In the past, it’s been a challenging experience for a group like ours to feel the pressures of chugging out show after show. What’s worse was the push to raise thousands of dollars in a matter of months only to open and close; we ended up feeling like everything happened in the blink of an eye. This routine left us thinking, “Oh, damn. Wish we made time to try that,” or “Was that even our intention?”
During the early stages of production, we subject our “concept” to a rigorous experimentation. We throw out ideas, sometimes immediately shutting them down, but often running them through the metaphysical track again and again, like a crash test dummy. We are going to find a way to incorporate a fiberglass claw foot tub or a six-foot carp we hauled home from Goodman Theatre’s prop warehouse give-away. Let’s not forget the 15x30 feet of Astroturf we invested in for the last production.
Somehow, it doesn’t seem right to treat a story like this. We should be more careful with it, more gentle and encouraging. Set it on the windowsill in a plastic bag with a wet paper towel. Let it germinate in that adorable little greenhouse behind our beautiful Greystone and read to it daily.

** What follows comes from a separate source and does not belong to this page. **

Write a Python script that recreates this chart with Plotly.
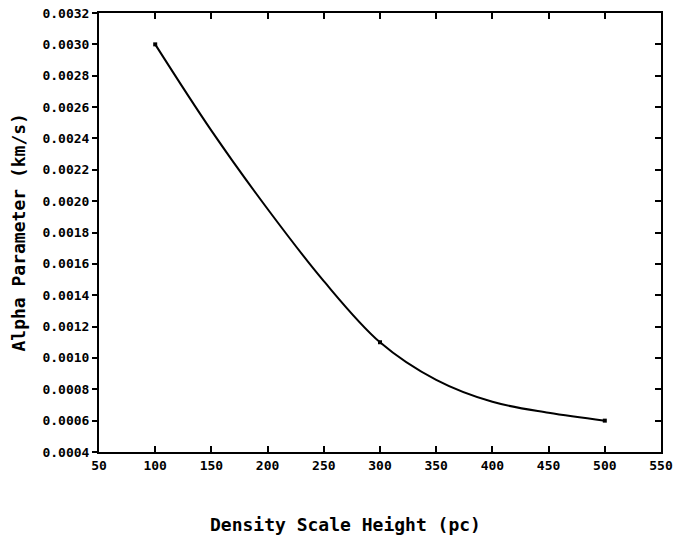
import plotly.graph_objects as go

# Data
point_x = [100, 300, 500]
point_y = [0.0030, 0.0011, 0.0006]

curve_x = [100, 150, 200, 250, 300, 350, 400, 450, 500]
curve_y = [0.0030, 0.00245, 0.00195, 0.00149, 0.0011, 0.00086, 0.00072, 0.00065, 0.0006]

x_range = [50, 550]
y_range = [0.0004, 0.0032]
x_title = "Density Scale Height (pc)"
y_title = "Alpha Parameter (km/s)"

FONT = "DejaVu Sans Mono"

fig = go.Figure()
fig.add_trace(go.Scatter(x=curve_x, y=curve_y, mode="lines",
                         line=dict(color="black", width=2, shape="spline", smoothing=1.0),
                         showlegend=False, hoverinfo="skip"))
fig.add_trace(go.Scatter(x=point_x, y=point_y, mode="markers",
                         marker=dict(symbol="square", size=4, color="black"),
                         showlegend=False))
fig.add_trace(go.Scatter(x=[None], y=[None], xaxis="x2", yaxis="y2", showlegend=False))

tickfont = dict(family=FONT, size=13, color="black", weight="bold")

fig.update_layout(
    template="none",
    width=674, height=537,
    margin=dict(l=99, r=13, t=13, b=85, autoexpand=False),
    paper_bgcolor="white", plot_bgcolor="white",
    xaxis=dict(range=x_range, dtick=50, tick0=50, ticks="inside", ticklen=6, tickwidth=1.5,
               tickcolor="black", showline=True, linecolor="black", linewidth=2, mirror=True,
               showgrid=False, zeroline=False, tickfont=tickfont, automargin=False,
               ticklabeloverflow="allow"),
    yaxis=dict(range=y_range, dtick=0.0002, tick0=0.0004, ticks="outside", ticklen=5,
               tickwidth=1.5, tickcolor="black", showline=True, linecolor="black",
               linewidth=2, mirror=True, showgrid=False, zeroline=False,
               tickformat=".4f", tickfont=tickfont, automargin=False,
               ticklabeloverflow="allow"),
    xaxis2=dict(range=x_range, dtick=50, tick0=50, overlaying="x", side="top",
                ticks="inside", ticklen=6, tickwidth=1.5, tickcolor="black",
                showticklabels=False, showgrid=False, zeroline=False, showline=False,
                automargin=False),
    yaxis2=dict(range=y_range, dtick=0.0002, tick0=0.0004, overlaying="y", side="right",
                ticks="inside", ticklen=6, tickwidth=1.5, tickcolor="black",
                showticklabels=False, showgrid=False, zeroline=False, showline=False,
                automargin=False),
    annotations=[
        dict(text=x_title, xref="paper", yref="paper", x=(345 - 99) / 562, y=-(524 - 452) / 439,
             xanchor="center", yanchor="middle", showarrow=False,
             font=dict(family=FONT, size=18, color="black", weight="bold")),
        dict(text=y_title, xref="paper", yref="paper", x=-(99 - 18) / 562, y=0.5,
             xanchor="center", yanchor="middle", showarrow=False, textangle=-90,
             font=dict(family=FONT, size=18, color="black", weight="bold")),
    ],
)

fig.write_html("out.html", config={"displayModeBar": False},
               post_script="document.body.style.margin='0';document.body.style.overflow='hidden';")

We look to our mission statement and recalibrate: “TLTC is a prism for theatrical ideas.” What starts out as an obscuring white light passes through the team, and comes out as clearly defined, diverse but cohesive intentions. Prisms can come in the forms of different media, so what will best serve our process this time around? In a post-postmodern era, the creation of theatre through deconstruction is old news. We sought the new chapter: not an uncovering of the story’s pieces distributed beat by beat, but rather, a discovery by way of layering perspective and idea.
The word appeared to us in a designer’s biography for a performance art piece that utilized augmented reality: Fluxus. The word looked cool, so it got Googled. Art historian and scholar Lisa Wainwright loosely defines Fluxus (1960s-1970s) as “an international group of artists, poets, and musicians whose only shared impulse was to integrate life into art through the use of found events, sounds, and materials, thereby bringing about social and economic change in the world.” Using a sense of humor and indeterminacy, Fluxus was born in the form of festivals, mail art, and events that followed the 1950’s happenings of the post-Dada era. As one of the most under appreciated moments in art’s long documented history, Fluxus has permeated every crevice of the contemporary. It was a moment to break free by introducing an attitude of fluidity in response to the hard angles and both the literally and intellectually heavy work of the 1960s. This is not to say that Fluxus wasn’t highly conceptualized by its early founders George Maciunas and Dick Higgins, but its effects introduced and exploded art practices in a reverberation still felt today.
Eerie whispers of historical visionaries began to enter our company meetings. All it took was a chance encounter with The Hairpin Arts Center in Chicago’s Logan Square neighborhood and a generous collaborative grant awarded by The Chicago Community Trust, and we were on our way to planning a process unique to anything on the current market:
Art Forms in Flux. Two Lights Theatre Company has invited seventeen artists to be in residence and produce original work based on a new play entitled State Park by local playwright Aaron Weissman. Painters, sculptors, dancers, musicians, fashion designers, projection mappers, new media performers, installation artists, and more, will all work from one point of inspiration—the script. This will be our chosen vehicle for designing the experience of our story. Art Forms in Flux will harness the attitude of Fluxus in concert with theatre. Not only will it give our group the chance to radiate ideas from many perspectives, AFIF will synchronize an organic curiosity around the work through a lateral-community building process. The work created by our seventeen “Fluxists” will carry through into the full production of State Park next fall. In the form of exterior programming, the network and concepts developed in Flux will be given room to grow.
From a structural standpoint, Art Forms in Flux takes place prior to the play in the form of two stages. Artists will respond to the text not having experienced the play itself aside from hearing it read aloud once. The public is invited to attend, experience, and delight in the creations of the artists at two Public Openings. The exhibitions will conclude in a panel between the programming’s curator, the exhibited artists, and the play’s production team.
It is here, on the HowlRound platform, Two Lights documents our experiment’s findings during a season of multidisciplinary exhibitions and a full production. If you’re wondering how all this will unravel, so are we. A few more word clouds, a billion more brainstorm meetings, and the pastures of creativity will be fertile for a fruitful fall harvest.